Jason: Yeah, there were a couple of things. Actually, that is an interesting question because number one is the team is together because we played well together. Not because we liked each other.

So actually being on stage was the time that everybody kind of came together in a cohesive unit. And I think we got off stage and sulk in our corner. So the point of the team was the music. It wasn’t the rest of the stuff. And when we were creating, we would argue, you know, writing songs, people argue all the time. And it was pretty, pretty boring a lot of the time.

The interesting thing for me there was that we made it work when it needed to work for the purpose of the job, which was on stage and making records. So, one thing I remember very clearly is we would get up at six o’clock in the morning, drive 10 hours, do a sound, check, eat some food, wait around for three or four hours getting really bored, play a gig, have a party, go to bed at two o’clock in the morning, a little bit drunk, get up at six o’clock in the morning, drive 10 hours and so on and so on, so on and we just ran in circles and it was incredibly, incredibly tiring.

And if you ever got ill, it was really difficult to deal with. And one thing I learned there is, however tired I am, however pissed off I am with everybody else in the band. When it comes to saying I have two hours and I need to perform for two hours as I need to look happy for two hours, I need to perform, do a show for four or 500 people who have come to see us.

However tired I am, however much I don’t want to do it, how much I’ve argued with the people in the band, I can do it and it looks good. And that’s the point from my perspective is you can always push through if you’ve got the willpower to do so. And a lot of that has to do with adrenaline. You get a little bit of adrenaline running and you can push through something for a couple of hours.

And my way of thinking of that was saying – “yeah, I can always do it whatever happens” and you know, 600 times managed to, I mean, most of the time I actually really wanted to do it, but every now and then, you know, you’re out a little or annoyed, you don’t, but you can still get through.

Sean: You know, It’s something that I think I have to think a lot about because teams today, we don’t operate like that.

And you mentioned that you like to work with people you’d like, and who like you otherwise as leaders, we both know it’s not sustainable. And when we’re on stage, on-air, when in our business, we’re not playing as well as we want to be like how you guys play on stage.

I guess I have to dig a little bit deeper, think a little bit deeper about that, but there has to be some gem there why you guys are playing so well on stage, even if you don’t like each other backstage.
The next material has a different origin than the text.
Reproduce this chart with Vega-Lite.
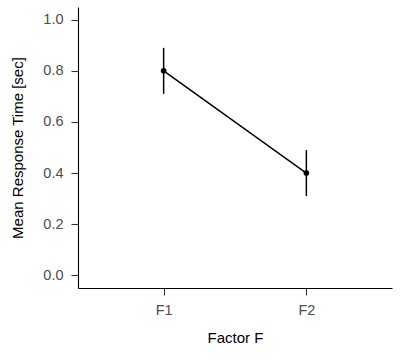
{
  "$schema": "https://vega.github.io/schema/vega-lite/v6.json",
  "width": 314,
  "height": 281,
  "autosize": {"type": "none"},
  "padding": {"left": 78, "top": 7, "right": 8, "bottom": 72},
  "background": "white",
  "data": {
    "values": [
      {"factor": "F1", "mean": 0.8, "lower": 0.71, "upper": 0.89},
      {"factor": "F2", "mean": 0.4, "lower": 0.31, "upper": 0.49}
    ]
  },
  "config": {
    "view": {"stroke": null},
    "font": "Liberation Sans",
    "axis": {
      "grid": false,
      "domainColor": "#000000",
      "domainWidth": 1.1,
      "tickColor": "#333333",
      "tickWidth": 1.1,
      "tickSize": 7,
      "labelColor": "#4d4d4d",
      "labelFontSize": 14.5,
      "titleColor": "#000000",
      "titleFontSize": 15,
      "titleFontWeight": "normal",
      "labelFont": "Liberation Sans",
      "titleFont": "Liberation Sans"
    }
  },
  "encoding": {
    "x": {
      "field": "factor",
      "type": "nominal",
      "scale": {"type": "point", "padding": 0.6},
      "axis": {"title": "Factor F", "labelAngle": 0, "labelPadding": 8, "titlePadding": 14}
    }
  },
  "layer": [
    {
      "mark": {"type": "rule", "color": "#000000", "strokeWidth": 1.5},
      "encoding": {
        "y": {"field": "lower", "type": "quantitative"},
        "y2": {"field": "upper"}
      }
    },
    {
      "mark": {"type": "line", "color": "#000000", "strokeWidth": 1.5},
      "encoding": {
        "y": {
          "field": "mean",
          "type": "quantitative",
          "scale": {"domain": [-0.05, 1.05], "nice": false, "zero": false},
          "axis": {"title": "Mean Response Time [sec]", "values": [0, 0.2, 0.4, 0.6, 0.8, 1.0], "format": ".1f", "labelPadding": 8, "titlePadding": 17}
        }
      }
    },
    {
      "mark": {"type": "point", "filled": true, "color": "#000000", "opacity": 1, "size": 32},
      "encoding": {
        "y": {"field": "mean", "type": "quantitative"}
      }
    }
  ]
}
Jason: Yeah, I think kind of the music, the creative side, and the fact that you’ve got a crowd of people who are getting really into it, means that you think. Well, actually what I think doesn’t matter. I’m not here for me. I’m here for them, and therefore I will perform, and I will forget that maybe we had an argument just before we came on stage.

If you search the barking dogs, the ace of spades, you’ll see a video of us playing and you’ll see that you know, it made a pretty good show. I’m very proud of what we did.

And the other thing, of course, is even if you’re underperforming a little bit, the other members of the team, the group can pull you up. With music, it’s the whole thing, or it’s nothing. So if I’m not up to or on form, somebody else will pull through for me as it were. So, you know, I kind of said, well, I can always pull through, but obviously I need help.

And the team helps, the group helps the other people in the team-group help. And I think that thing is it’s always for the audience and it’s not for yourself.

Sean: Very interesting stuff. Very good stuff.